The early evening news reported that supermarkets were besieged today. Everybody is stocking up on cat litter, presumably.


  1. I'm crocheting a blanket or throw for a friend's daughter's wedding, all arranged for August. The wedding may or may not be able to happen; the groom is Polish and the bride's family English, but the blanket is becoming a statement of faith. I can pray for them and the families as I chug along the rows.

  2. At least the baby we're expecting next month -- for whom I knit that shawl in South African colours -- won;t be cancelled, whatever happens.

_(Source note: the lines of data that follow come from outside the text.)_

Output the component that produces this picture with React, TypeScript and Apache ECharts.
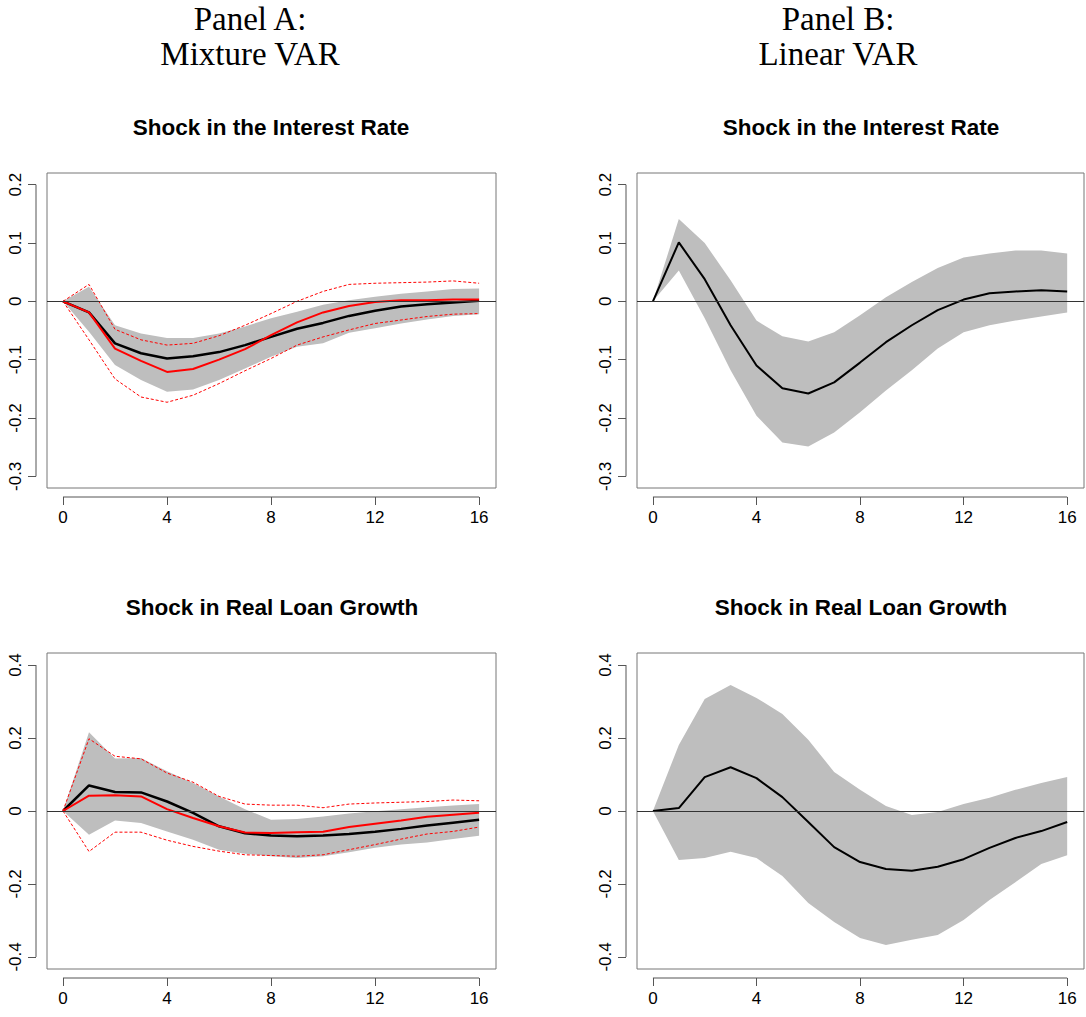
import React, { useEffect, useRef } from "react";
import * as echarts from "echarts";

const horizon = [0,1,2,3,4,5,6,7,8,9,10,11,12,13,14,15,16];

// Panel A, interest rate shock
const aIrBlack = [0,-0.019,-0.072,-0.089,-0.098,-0.094,-0.087,-0.075,-0.061,-0.047,-0.037,-0.025,-0.016,-0.009,-0.005,-0.002,0.001];
const aIrRed = [0,-0.019,-0.081,-0.102,-0.121,-0.116,-0.1,-0.082,-0.058,-0.036,-0.019,-0.008,-0.001,0.002,0.002,0.003,0.003];
const aIrRedUp = [0,0.029,-0.048,-0.066,-0.075,-0.072,-0.059,-0.041,-0.021,0,0.017,0.029,0.031,0.032,0.033,0.035,0.031];
const aIrRedLo = [0,-0.066,-0.133,-0.164,-0.173,-0.161,-0.141,-0.119,-0.098,-0.075,-0.061,-0.049,-0.038,-0.032,-0.026,-0.022,-0.021];
const aIrBandUp = [0,0.025,-0.041,-0.055,-0.063,-0.063,-0.055,-0.043,-0.029,-0.018,-0.006,0.002,0.008,0.013,0.017,0.021,0.022];
const aIrBandLo = [0,-0.052,-0.109,-0.135,-0.155,-0.151,-0.135,-0.115,-0.095,-0.078,-0.072,-0.054,-0.046,-0.038,-0.031,-0.025,-0.022];

// Panel A, loan growth shock
const aLgBlack = [0,0.07,0.052,0.051,0.026,-0.005,-0.042,-0.061,-0.067,-0.069,-0.067,-0.063,-0.057,-0.049,-0.04,-0.032,-0.024];
const aLgRed = [0,0.042,0.043,0.04,0.005,-0.019,-0.042,-0.059,-0.06,-0.058,-0.057,-0.044,-0.035,-0.026,-0.016,-0.01,-0.005];
const aLgRedUp = [0,0.198,0.15,0.143,0.104,0.079,0.04,0.019,0.016,0.016,0.009,0.019,0.022,0.024,0.026,0.03,0.028];
const aLgRedLo = [0,-0.111,-0.058,-0.058,-0.08,-0.097,-0.11,-0.12,-0.122,-0.124,-0.12,-0.106,-0.092,-0.077,-0.063,-0.056,-0.044];
const aLgBandUp = [0,0.216,0.144,0.145,0.109,0.077,0.04,0.005,-0.024,-0.022,-0.015,-0.007,-0.001,0.005,0.01,0.015,0.019];
const aLgBandLo = [0,-0.065,-0.026,-0.033,-0.056,-0.079,-0.106,-0.117,-0.124,-0.129,-0.124,-0.113,-0.101,-0.092,-0.086,-0.077,-0.068];

// Panel B, interest rate shock
const bIrLine = [0,0.101,0.038,-0.041,-0.11,-0.149,-0.158,-0.139,-0.105,-0.07,-0.041,-0.015,0.003,0.014,0.017,0.019,0.017];
const bIrBandUp = [0,0.141,0.1,0.036,-0.033,-0.06,-0.069,-0.053,-0.024,0.007,0.033,0.057,0.075,0.082,0.087,0.087,0.082];
const bIrBandLo = [0,0.053,-0.029,-0.118,-0.196,-0.242,-0.249,-0.225,-0.19,-0.153,-0.118,-0.081,-0.053,-0.041,-0.033,-0.026,-0.019];

// Panel B, loan growth shock
const bLgLine = [0,0.008,0.093,0.12,0.09,0.038,-0.03,-0.099,-0.14,-0.159,-0.164,-0.153,-0.132,-0.101,-0.074,-0.055,-0.03];
const bLgBandUp = [0,0.181,0.307,0.345,0.31,0.266,0.195,0.107,0.058,0.014,-0.011,-0.003,0.019,0.036,0.058,0.077,0.093];
const bLgBandLo = [0,-0.134,-0.129,-0.112,-0.129,-0.178,-0.252,-0.304,-0.348,-0.367,-0.353,-0.34,-0.299,-0.244,-0.195,-0.145,-0.121];

const xTicks = [0, 4, 8, 12, 16];
const yTicksIr = [-0.3, -0.2, -0.1, 0, 0.1, 0.2];
const yTicksLg = [-0.4, -0.2, 0, 0.2, 0.4];

const titles = ["Shock in the Interest Rate", "Shock in the Interest Rate", "Shock in Real Loan Growth", "Shock in Real Loan Growth"];

const SANS = "'Liberation Sans', Arial, sans-serif";
const SERIF = "'Liberation Serif', 'DejaVu Serif', serif";

export default function App() {
  const ref = useRef<HTMLDivElement>(null);
  useEffect(() => {
    document.body.style.margin = "0";
    const chart = echarts.init(ref.current!, null, { renderer: "svg" });
    const boxes = [
      { left: 47, top: 173, width: 449, height: 315 },
      { left: 637, top: 173, width: 447, height: 315 },
      { left: 47, top: 653, width: 449, height: 316 },
      { left: 637, top: 653, width: 447, height: 316 },
    ];
    const grids = boxes.map((g) => ({ ...g, show: true, borderColor: "#777", borderWidth: 1, backgroundColor: "transparent" }));

    const yRanges = [[-0.32, 0.22], [-0.32, 0.22], [-0.433, 0.433], [-0.433, 0.433]];
    const yTicks = [yTicksIr, yTicksIr, yTicksLg, yTicksLg];
    const fmt = (v: number) => (v === 0 ? "0" : v.toFixed(1));
    const XOFF = 9, YOFF = 11;

    const xAxis = grids.map((_, i) => ({
      type: "value", gridIndex: i, min: -0.615, max: 16.65, offset: XOFF, position: "bottom",
      axisLine: { show: false, onZero: false },
      axisTick: { show: true, length: 8, customValues: xTicks, lineStyle: { color: "#555" } },
      axisLabel: { customValues: xTicks, color: "#000", fontSize: 17, fontFamily: SANS, margin: 12 },
      splitLine: { show: false },
    }));
    const yAxis = grids.map((_, i) => ({
      type: "value", gridIndex: i, min: yRanges[i][0], max: yRanges[i][1], offset: YOFF, position: "left",
      axisLine: { show: false, onZero: false },
      axisTick: { show: true, length: 8, customValues: yTicks[i], lineStyle: { color: "#555" } },
      axisLabel: { customValues: yTicks[i], rotate: 90, color: "#000", fontSize: 17, fontFamily: SANS, margin: 12, formatter: fmt },
      splitLine: { show: false },
    }));

    // axis lines spanning only the tick range, as in R
    const axisLines = (i: number) => ({
      type: "custom", xAxisIndex: i, yAxisIndex: i, data: [0], z: 5, silent: true,
      renderItem: (_p: any, api: any) => {
        const b = boxes[i];
        const yt = yTicks[i];
        const yTop = api.coord([0, yt[yt.length - 1]])[1];
        const yBot = api.coord([0, yt[0]])[1];
        const xL = api.coord([xTicks[0], 0])[0];
        const xR = api.coord([xTicks[xTicks.length - 1], 0])[0];
        const ax = b.left - YOFF, ay = b.top + b.height + XOFF;
        return {
          type: "group",
          children: [
            { type: "line", shape: { x1: ax, y1: yTop, x2: ax, y2: yBot }, style: { stroke: "#555", lineWidth: 1 } },
            { type: "line", shape: { x1: xL, y1: ay, x2: xR, y2: ay }, style: { stroke: "#555", lineWidth: 1 } },
          ],
        };
      },
    });

    const band = (i: number, up: number[], lo: number[]) => ({
      type: "custom", xAxisIndex: i, yAxisIndex: i, data: [0], z: 1,
      renderItem: (_p: any, api: any) => {
        const pts: number[][] = [];
        horizon.forEach((h, k) => pts.push(api.coord([h, up[k]])));
        for (let k = horizon.length - 1; k >= 0; k--) pts.push(api.coord([horizon[k], lo[k]]));
        return { type: "polygon", shape: { points: pts }, style: { fill: "#bebebe" } };
      },
    });
    const line = (i: number, ys: number[], color: string, width: number, dashed = false, zero = false) => ({
      type: "line", xAxisIndex: i, yAxisIndex: i, z: 3,
      data: horizon.map((h, k) => [h, ys[k]]), symbol: "none",
      lineStyle: { color, width, type: dashed ? [3, 2] : "solid" },
      ...(zero ? { markLine: { silent: true, symbol: "none", label: { show: false }, lineStyle: { color: "#333", width: 1, type: "solid" }, data: [{ yAxis: 0 }] } } : {}),
    });

    const series: any[] = [
      band(0, aIrBandUp, aIrBandLo),
      line(0, aIrBlack, "#000", 2.5, false, true),
      line(0, aIrRed, "#ff0000", 2),
      line(0, aIrRedUp, "#ff0000", 1, true),
      line(0, aIrRedLo, "#ff0000", 1, true),
      band(1, bIrBandUp, bIrBandLo),
      line(1, bIrLine, "#000", 2, false, true),
      band(2, aLgBandUp, aLgBandLo),
      line(2, aLgBlack, "#000", 2.5, false, true),
      line(2, aLgRed, "#ff0000", 2),
      line(2, aLgRedUp, "#ff0000", 1, true),
      line(2, aLgRedLo, "#ff0000", 1, true),
      band(3, bLgBandUp, bLgBandLo),
      line(3, bLgLine, "#000", 2, false, true),
      axisLines(0), axisLines(1), axisLines(2), axisLines(3),
    ];

    const titleCenters = [271, 861, 272, 861];
    const titleTops = [116, 116, 596, 596];
    const graphic: any[] = titles.map((t, i) => ({
      type: "text", x: titleCenters[i], y: titleTops[i],
      style: { text: t, fontSize: 22.5, fontWeight: "bold", fontFamily: SANS, fill: "#000", align: "center" },
    }));
    [["Panel A:", "Mixture VAR", 250], ["Panel B:", "Linear VAR", 838]].forEach(([a, b, x]) => {
      graphic.push({ type: "text", x, y: 2, style: { text: a, fontSize: 33, fontFamily: SERIF, fill: "#000", align: "center" } });
      graphic.push({ type: "text", x, y: 37, style: { text: b, fontSize: 33, fontFamily: SERIF, fill: "#000", align: "center" } });
    });

    chart.setOption({ animation: false, backgroundColor: "#fff", grid: grids, xAxis, yAxis, series, graphic });
    return () => chart.dispose();
  }, []);
  return <div ref={ref} style={{ width: 1086, height: 1017 }} />;
}
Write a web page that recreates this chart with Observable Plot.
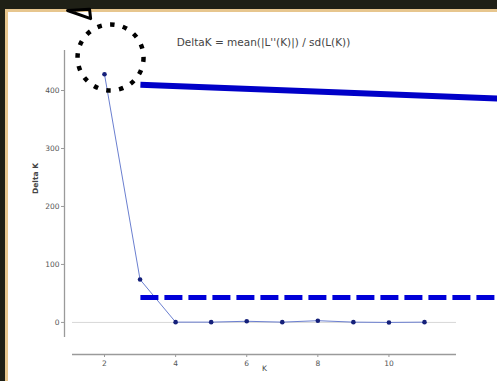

  3. You must have one of the widest social contacts spread of anybody. Surely we all count as social contacts, and unless the internet goes down, we will still be here, looking for distraction ourselves.

  4. I am depending on the internet to (a) work and (b) keep up my social contacts with people like you! I check your blog post each morning - just to be sure you are still here! (I was even guilty of contacting Helen when you were ill last year/year before to check on you.)

  5. I loved The Two Popes, too.
    I'm thankful for a house that hums with everyday doings. Take good care, Jean.

  6. =Tamar6:22 PM

    It's odd to see what is selling out here and what isn't. Large canisters of oatmeal were gone today (lots of small sizes still available), and one shelf in the canned soup section was empty, though there was plenty on the other shelves.